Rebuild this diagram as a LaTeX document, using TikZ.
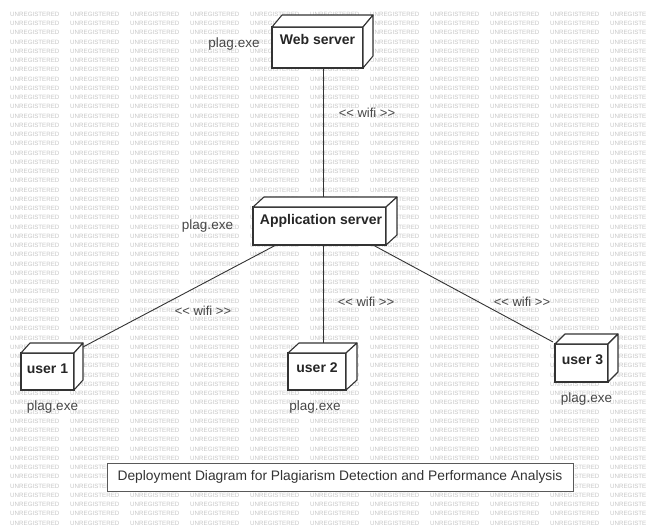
\documentclass[tikz,border=0pt]{standalone}
\usepackage{fontspec}
\setmainfont{Liberation Sans}
\usetikzlibrary{calc}

% one row of the background stamp (the last word runs into the page edge)
\newcommand\wmword{\makebox[60pt][l]{UNREGISTERED}}
\newcommand\wmrow{\wmword\wmword\wmword\wmword\wmword\wmword\wmword\wmword\wmword\wmword UNREGISTE}

% stereotype brackets, kept apart so they stay two characters
\newcommand\stl{<\kern0pt<}
\newcommand\str{>\kern0pt>}

% top and right faces of a deployment node (#1 = node, #2/#3 = depth offsets)
\newcommand\cubefaces[3]{%
  \filldraw[cubeface] (#1.north west) -- ++(#2,-#3) -- ($(#1.north east)+(#2,-#3)$) -- (#1.north east) -- cycle;
  \filldraw[cubeface] (#1.north east) -- ($(#1.north east)+(#2,-#3)$) -- ($(#1.south east)+(#2,-#3)$) -- (#1.south east) -- cycle;
}

\begin{document}
\begin{tikzpicture}[x=1pt,y=-1pt,
  wm/.style={text=black!22, font=\fontsize{6.2}{7}\selectfont, inner sep=0pt},
  cubebox/.style={draw=black!80, fill=white, line width=1.1pt, inner sep=0pt, outer sep=0pt},
  cubeface/.style={draw=black!80, fill=white, line width=1.1pt, line join=round},
  boxlbl/.style={font=\fontsize{14}{16}\selectfont\bfseries, text=black!85, inner sep=0pt},
  exelbl/.style={font=\fontsize{13.5}{16}\selectfont, text=black!72, inner sep=0pt},
  linklbl/.style={font=\fontsize{13}{16}\selectfont, text=black!72, inner sep=0pt},
  link/.style={draw=black!80, line width=0.9pt},
  titlebox/.style={draw=black!65, fill=white, line width=0.9pt, inner sep=0pt,
    minimum width=466pt, minimum height=28pt, font=\fontsize{13.8}{16}\selectfont, text=black!80}
]
\useasboundingbox (0,0) rectangle (647,531);
\fill[white] (0,0) rectangle (647,531);

% background stamp
\begin{scope}
  \clip (0,0) rectangle (647,531);
  \foreach \r in {0,...,55} {
    \node[wm, anchor=base west] (wm\r) at (10,{16.3+9.25*\r}) {\wmrow};
  }
\end{scope}

% deployment nodes (front faces)
\node[cubebox, minimum width=91pt, minimum height=41pt] (web) at (317.5,47.5) {};
\node[cubebox, minimum width=133pt, minimum height=38pt] (app) at (319.5,226) {};
\node[cubebox, minimum width=53pt, minimum height=37pt] (u1) at (47.5,371.5) {};
\node[cubebox, minimum width=58pt, minimum height=37pt] (u2) at (317,371.5) {};
\node[cubebox, minimum width=53pt, minimum height=38pt] (u3) at (581.5,363) {};

% connectors
\draw[link] ($(web.south)+(5.5,0)$) -- ($(app.north)+(3.5,-10)$);
\draw[link] ($(app.south)+(3.5,0)$) -- ($(u2.north)+(6,-10)$);
\draw[link] ($(app.south west)+(23,0)$) -- ($(u1.north east)+(9,-6)$);
\draw[link] ($(app.south east)+(-13,0)$) -- ($(u3.north west)+(-2,-2)$);

% node bodies drawn again over the connector ends
\node[cubebox, minimum width=91pt, minimum height=41pt] at (web) {};
\node[cubebox, minimum width=133pt, minimum height=38pt] at (app) {};
\node[cubebox, minimum width=53pt, minimum height=37pt] at (u1) {};
\node[cubebox, minimum width=58pt, minimum height=37pt] at (u2) {};
\node[cubebox, minimum width=53pt, minimum height=38pt] at (u3) {};
\cubefaces{web}{10}{12}
\cubefaces{app}{11}{10}
\cubefaces{u1}{9}{10}
\cubefaces{u2}{11}{10}
\cubefaces{u3}{10}{10}

% node names
\node[boxlbl, anchor=base] (webtxt) at ($(web.north)+(0,17)$) {Web server};
\node[boxlbl, anchor=base] (apptxt) at ($(app.north)+(1.5,17)$) {Application server};
\node[boxlbl, anchor=base] (u1txt) at ($(u1.north)+(0,20)$) {user 1};
\node[boxlbl, anchor=base] (u2txt) at ($(u2.north)+(0,19)$) {user 2};
\node[boxlbl, anchor=base] (u3txt) at ($(u3.north)+(1,20)$) {user 3};

% artifacts
\node[exelbl, anchor=base] (webexe) at (234,47) {plag.exe};
\node[exelbl, anchor=base] (appexe) at (207.5,229) {plag.exe};
\node[exelbl, anchor=base] (u1exe) at (52.5,410) {plag.exe};
\node[exelbl, anchor=base] (u2exe) at (315,410) {plag.exe};
\node[exelbl, anchor=base] (u3exe) at (586.5,402) {plag.exe};

% link stereotypes
\node[linklbl, anchor=base] (w1) at (367,117) {\stl{} wifi \str};
\node[linklbl, anchor=base] (w2) at (203,315) {\stl{} wifi \str};
\node[linklbl, anchor=base] (w3) at (366,306) {\stl{} wifi \str};
\node[linklbl, anchor=base] (w4) at (522,306) {\stl{} wifi \str};

% caption
\node[titlebox] (title) at (340,477) {Deployment Diagram for Plagiarism Detection and Performance Analysis};
\end{tikzpicture}
\end{document}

• • •

(Goal) Transcribe all the data word for word; the images stay out.

(Reply to the task)
Rebuild this diagram as a LaTeX document, using TikZ.
\documentclass[tikz,border=0pt]{standalone}
\usepackage{fontspec}
\setmainfont{Liberation Sans}
\usetikzlibrary{calc}

% one row of the background stamp (the last word runs into the page edge)
\newcommand\wmword{\makebox[60pt][l]{UNREGISTERED}}
\newcommand\wmrow{\wmword\wmword\wmword\wmword\wmword\wmword\wmword\wmword\wmword\wmword UNREGISTE}

% stereotype brackets, kept apart so they stay two characters
\newcommand\stl{<\kern0pt<}
\newcommand\str{>\kern0pt>}

% top and right faces of a deployment node (#1 = node, #2/#3 = depth offsets)
\newcommand\cubefaces[3]{%
  \filldraw[cubeface] (#1.north west) -- ++(#2,-#3) -- ($(#1.north east)+(#2,-#3)$) -- (#1.north east) -- cycle;
  \filldraw[cubeface] (#1.north east) -- ($(#1.north east)+(#2,-#3)$) -- ($(#1.south east)+(#2,-#3)$) -- (#1.south east) -- cycle;
}

\begin{document}
\begin{tikzpicture}[x=1pt,y=-1pt,
  wm/.style={text=black!22, font=\fontsize{6.2}{7}\selectfont, inner sep=0pt},
  cubebox/.style={draw=black!80, fill=white, line width=1.1pt, inner sep=0pt, outer sep=0pt},
  cubeface/.style={draw=black!80, fill=white, line width=1.1pt, line join=round},
  boxlbl/.style={font=\fontsize{14}{16}\selectfont\bfseries, text=black!85, inner sep=0pt},
  exelbl/.style={font=\fontsize{13.5}{16}\selectfont, text=black!72, inner sep=0pt},
  linklbl/.style={font=\fontsize{13}{16}\selectfont, text=black!72, inner sep=0pt},
  link/.style={draw=black!80, line width=0.9pt},
  titlebox/.style={draw=black!65, fill=white, line width=0.9pt, inner sep=0pt,
    minimum width=466pt, minimum height=28pt, font=\fontsize{13.8}{16}\selectfont, text=black!80}
]
\useasboundingbox (0,0) rectangle (647,531);
\fill[white] (0,0) rectangle (647,531);

% background stamp
\begin{scope}
  \clip (0,0) rectangle (647,531);
  \foreach \r in {0,...,55} {
    \node[wm, anchor=base west] (wm\r) at (10,{16.3+9.25*\r}) {\wmrow};
  }
\end{scope}

% deployment nodes (front faces)
\node[cubebox, minimum width=91pt, minimum height=41pt] (web) at (317.5,47.5) {};
\node[cubebox, minimum width=133pt, minimum height=38pt] (app) at (319.5,226) {};
\node[cubebox, minimum width=53pt, minimum height=37pt] (u1) at (47.5,371.5) {};
\node[cubebox, minimum width=58pt, minimum height=37pt] (u2) at (317,371.5) {};
\node[cubebox, minimum width=53pt, minimum height=38pt] (u3) at (581.5,363) {};

% connectors
\draw[link] ($(web.south)+(5.5,0)$) -- ($(app.north)+(3.5,-10)$);
\draw[link] ($(app.south)+(3.5,0)$) -- ($(u2.north)+(6,-10)$);
\draw[link] ($(app.south west)+(23,0)$) -- ($(u1.north east)+(9,-6)$);
\draw[link] ($(app.south east)+(-13,0)$) -- ($(u3.north west)+(-2,-2)$);

% node bodies drawn again over the connector ends
\node[cubebox, minimum width=91pt, minimum height=41pt] at (web) {};
\node[cubebox, minimum width=133pt, minimum height=38pt] at (app) {};
\node[cubebox, minimum width=53pt, minimum height=37pt] at (u1) {};
\node[cubebox, minimum width=58pt, minimum height=37pt] at (u2) {};
\node[cubebox, minimum width=53pt, minimum height=38pt] at (u3) {};
\cubefaces{web}{10}{12}
\cubefaces{app}{11}{10}
\cubefaces{u1}{9}{10}
\cubefaces{u2}{11}{10}
\cubefaces{u3}{10}{10}

% node names
\node[boxlbl, anchor=base] (webtxt) at ($(web.north)+(0,17)$) {Web server};
\node[boxlbl, anchor=base] (apptxt) at ($(app.north)+(1.5,17)$) {Application server};
\node[boxlbl, anchor=base] (u1txt) at ($(u1.north)+(0,20)$) {user 1};
\node[boxlbl, anchor=base] (u2txt) at ($(u2.north)+(0,19)$) {user 2};
\node[boxlbl, anchor=base] (u3txt) at ($(u3.north)+(1,20)$) {user 3};

% artifacts
\node[exelbl, anchor=base] (webexe) at (234,47) {plag.exe};
\node[exelbl, anchor=base] (appexe) at (207.5,229) {plag.exe};
\node[exelbl, anchor=base] (u1exe) at (52.5,410) {plag.exe};
\node[exelbl, anchor=base] (u2exe) at (315,410) {plag.exe};
\node[exelbl, anchor=base] (u3exe) at (586.5,402) {plag.exe};

% link stereotypes
\node[linklbl, anchor=base] (w1) at (367,117) {\stl{} wifi \str};
\node[linklbl, anchor=base] (w2) at (203,315) {\stl{} wifi \str};
\node[linklbl, anchor=base] (w3) at (366,306) {\stl{} wifi \str};
\node[linklbl, anchor=base] (w4) at (522,306) {\stl{} wifi \str};

% caption
\node[titlebox] (title) at (340,477) {Deployment Diagram for Plagiarism Detection and Performance Analysis};
\end{tikzpicture}
\end{document}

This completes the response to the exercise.